▶ _SUPPLIED MATERIAL_:
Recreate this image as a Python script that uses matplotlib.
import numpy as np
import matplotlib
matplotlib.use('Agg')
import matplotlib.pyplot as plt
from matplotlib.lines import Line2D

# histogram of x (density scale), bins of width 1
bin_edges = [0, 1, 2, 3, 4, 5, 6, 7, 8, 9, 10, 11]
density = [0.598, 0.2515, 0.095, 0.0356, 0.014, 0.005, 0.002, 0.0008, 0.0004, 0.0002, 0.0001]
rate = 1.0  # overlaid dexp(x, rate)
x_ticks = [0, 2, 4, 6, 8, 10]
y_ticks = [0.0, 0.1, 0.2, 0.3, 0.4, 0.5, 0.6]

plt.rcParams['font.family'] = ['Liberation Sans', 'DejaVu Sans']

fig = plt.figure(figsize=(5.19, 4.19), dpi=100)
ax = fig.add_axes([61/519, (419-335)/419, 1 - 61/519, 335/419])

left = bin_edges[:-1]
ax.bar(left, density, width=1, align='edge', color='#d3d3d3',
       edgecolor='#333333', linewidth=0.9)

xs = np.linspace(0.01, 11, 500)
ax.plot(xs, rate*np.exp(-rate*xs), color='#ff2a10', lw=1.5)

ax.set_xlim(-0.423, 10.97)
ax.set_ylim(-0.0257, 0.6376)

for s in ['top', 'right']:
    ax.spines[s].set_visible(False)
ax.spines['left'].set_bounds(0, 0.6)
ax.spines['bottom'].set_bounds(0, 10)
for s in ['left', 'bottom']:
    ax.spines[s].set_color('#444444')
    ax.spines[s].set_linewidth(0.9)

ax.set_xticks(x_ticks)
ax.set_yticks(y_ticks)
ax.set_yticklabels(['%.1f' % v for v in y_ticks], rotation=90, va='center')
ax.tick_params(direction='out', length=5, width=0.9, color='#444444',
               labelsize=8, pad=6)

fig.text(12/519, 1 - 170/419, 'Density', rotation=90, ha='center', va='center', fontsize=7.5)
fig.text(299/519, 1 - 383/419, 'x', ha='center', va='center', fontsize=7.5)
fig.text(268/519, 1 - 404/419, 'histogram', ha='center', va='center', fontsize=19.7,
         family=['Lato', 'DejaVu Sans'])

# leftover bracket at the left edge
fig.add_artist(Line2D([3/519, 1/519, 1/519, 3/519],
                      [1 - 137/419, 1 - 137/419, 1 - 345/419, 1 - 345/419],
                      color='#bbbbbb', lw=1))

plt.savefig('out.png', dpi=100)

▶ _PROBLEM REQUIREMENTS_: Output the whole listing above again, word for word.

▶ _TASK OUTPUT_:
Recreate this image as a Python script that uses matplotlib.
import numpy as np
import matplotlib
matplotlib.use('Agg')
import matplotlib.pyplot as plt
from matplotlib.lines import Line2D

# histogram of x (density scale), bins of width 1
bin_edges = [0, 1, 2, 3, 4, 5, 6, 7, 8, 9, 10, 11]
density = [0.598, 0.2515, 0.095, 0.0356, 0.014, 0.005, 0.002, 0.0008, 0.0004, 0.0002, 0.0001]
rate = 1.0  # overlaid dexp(x, rate)
x_ticks = [0, 2, 4, 6, 8, 10]
y_ticks = [0.0, 0.1, 0.2, 0.3, 0.4, 0.5, 0.6]

plt.rcParams['font.family'] = ['Liberation Sans', 'DejaVu Sans']

fig = plt.figure(figsize=(5.19, 4.19), dpi=100)
ax = fig.add_axes([61/519, (419-335)/419, 1 - 61/519, 335/419])

left = bin_edges[:-1]
ax.bar(left, density, width=1, align='edge', color='#d3d3d3',
       edgecolor='#333333', linewidth=0.9)

xs = np.linspace(0.01, 11, 500)
ax.plot(xs, rate*np.exp(-rate*xs), color='#ff2a10', lw=1.5)

ax.set_xlim(-0.423, 10.97)
ax.set_ylim(-0.0257, 0.6376)

for s in ['top', 'right']:
    ax.spines[s].set_visible(False)
ax.spines['left'].set_bounds(0, 0.6)
ax.spines['bottom'].set_bounds(0, 10)
for s in ['left', 'bottom']:
    ax.spines[s].set_color('#444444')
    ax.spines[s].set_linewidth(0.9)

ax.set_xticks(x_ticks)
ax.set_yticks(y_ticks)
ax.set_yticklabels(['%.1f' % v for v in y_ticks], rotation=90, va='center')
ax.tick_params(direction='out', length=5, width=0.9, color='#444444',
               labelsize=8, pad=6)

fig.text(12/519, 1 - 170/419, 'Density', rotation=90, ha='center', va='center', fontsize=7.5)
fig.text(299/519, 1 - 383/419, 'x', ha='center', va='center', fontsize=7.5)
fig.text(268/519, 1 - 404/419, 'histogram', ha='center', va='center', fontsize=19.7,
         family=['Lato', 'DejaVu Sans'])

# leftover bracket at the left edge
fig.add_artist(Line2D([3/519, 1/519, 1/519, 3/519],
                      [1 - 137/419, 1 - 137/419, 1 - 345/419, 1 - 345/419],
                      color='#bbbbbb', lw=1))

plt.savefig('out.png', dpi=100)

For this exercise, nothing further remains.